Atrazine causes this reaction by inhibiting photosystem II, which is the first step in photosynthesis. When the alga cannot photosynthesize, it goes into its heterotrophic state, where it consumes other nutrients and bacteria for food, and gives off these toxins. There is a lot of atrazine runoff from agricultural lands, and most fish kills happen in the watersheds of these farms. If we find that atrazine does cause the golden alga to give off toxins and kill other plankton, farmers may need to establish corridors between their farms and watersheds which will reduce atrazine runoff (introduce native plants to narrow strip of land which will uptake the pesticide and reduce pollution).

So for my experiment, I'm going to a lake which has experienced a bloom to sample water and collect plankton. I'll combine all the water, mix it up with a plankton, and then put it all into a bunch of different aquaria. In half of the aquaria I'll have different concentrations of atrazine, and in half I'll have different concentrations of Roundup. Then I'll have a few aquariums which have no herbicides, this is my "control", and I'll compare the effects of the varying concentrations of atrazine and Roundup to that of the aquariums with no herbicides.

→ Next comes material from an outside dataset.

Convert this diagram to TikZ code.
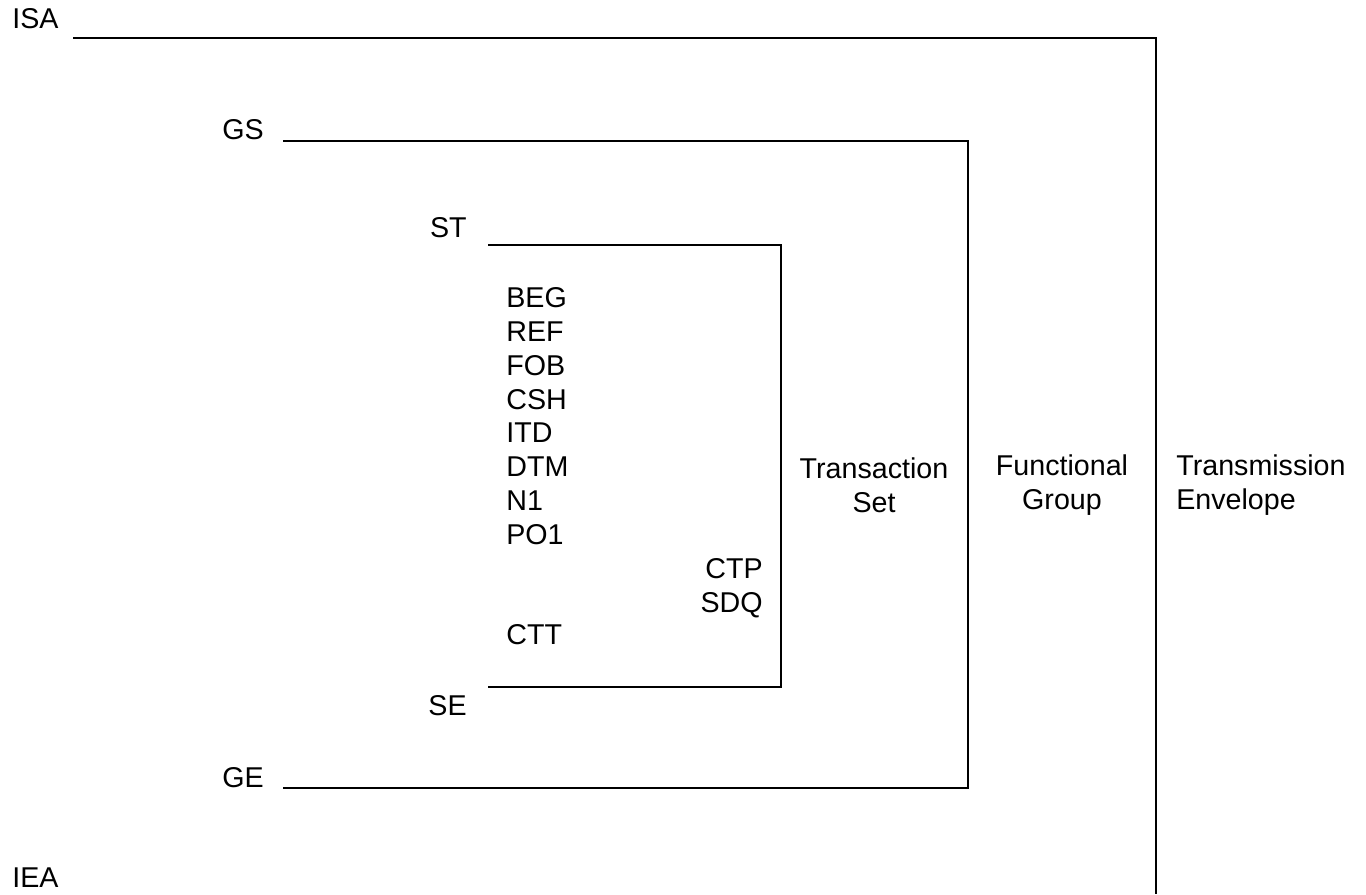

From this information I should be able to establish a "dose-response curve", this is a graph which shows the dose of the herbicide on the x-axis and the response on the y-axis. My response variables (what I'm testing for) will be the relative abundance of the algae (how much golden algae is there compared to the other types of algae) and population diversity (low population diversity = just a few species of algae, high population diversity = many different species). We predict that the relative abundance of golden algae will increase with increasing levels of either herbicide, while population diversity will decrease.

With the dose response curve, regulatory agencies such as the EPA or Texas Department of Parks and Wildlife/Texas Council on Environmental Quality should be able to establish acceptable levels of atrazine and Roundup in waters which are sensitive to golden algae outbreaks. We may reccomend a NOAEL, or "no observable effects level", the level of herbicide in the water (i.e. 10 parts per billion) at which we see no effect whatsoever on the planktonic community. This information should help these agencies to monitor outbreaks and areas which are particularly vulnerable to fish kills. In addition, this will make regulatory agencies increasingly aware of the ecological nature of risk assessment and toxicology.

In toxicology, we frequently test the effects of a certain chemical or pesticide on a target species, such as fathead minnows or rats (in the case of carcinogens). However we don't really take ecology into account. For example in this study, atrazine is not normally toxic to fish. However, atrazine kills off phytoplankton and causes golden algae to give off poisons which are toxic to fish. So, atrazine turns out to be indirectly toxic to fish. When atrazine was being tested for the public market, no one thought to test it in an ecosystem or on algae of any kind, because what does it matter if an herbicide kills off algae? That's just less scum on the surface of most ponds and lakes, right?

In certain cases, that logic may be true. But increasingly, we're finding out that it's important to study the effects on the entire ecosystem. If an herbicide runs off into surface water and kills off all phytoplankton, well, what are the zooplankton going to eat? And then if the zooplankton die, what will smaller fish eat? And larger fish, once those fish die? So what happens is we have "trophic-level effects" on a large scale, which, if we don't test for, will happen in the real world. Algal blooms, fish kills, problems with invasive species, all can be the products of our limited ability or desire to study the effects of toxins on a species without realizing the relationships that species has with its food web and surrounding environment.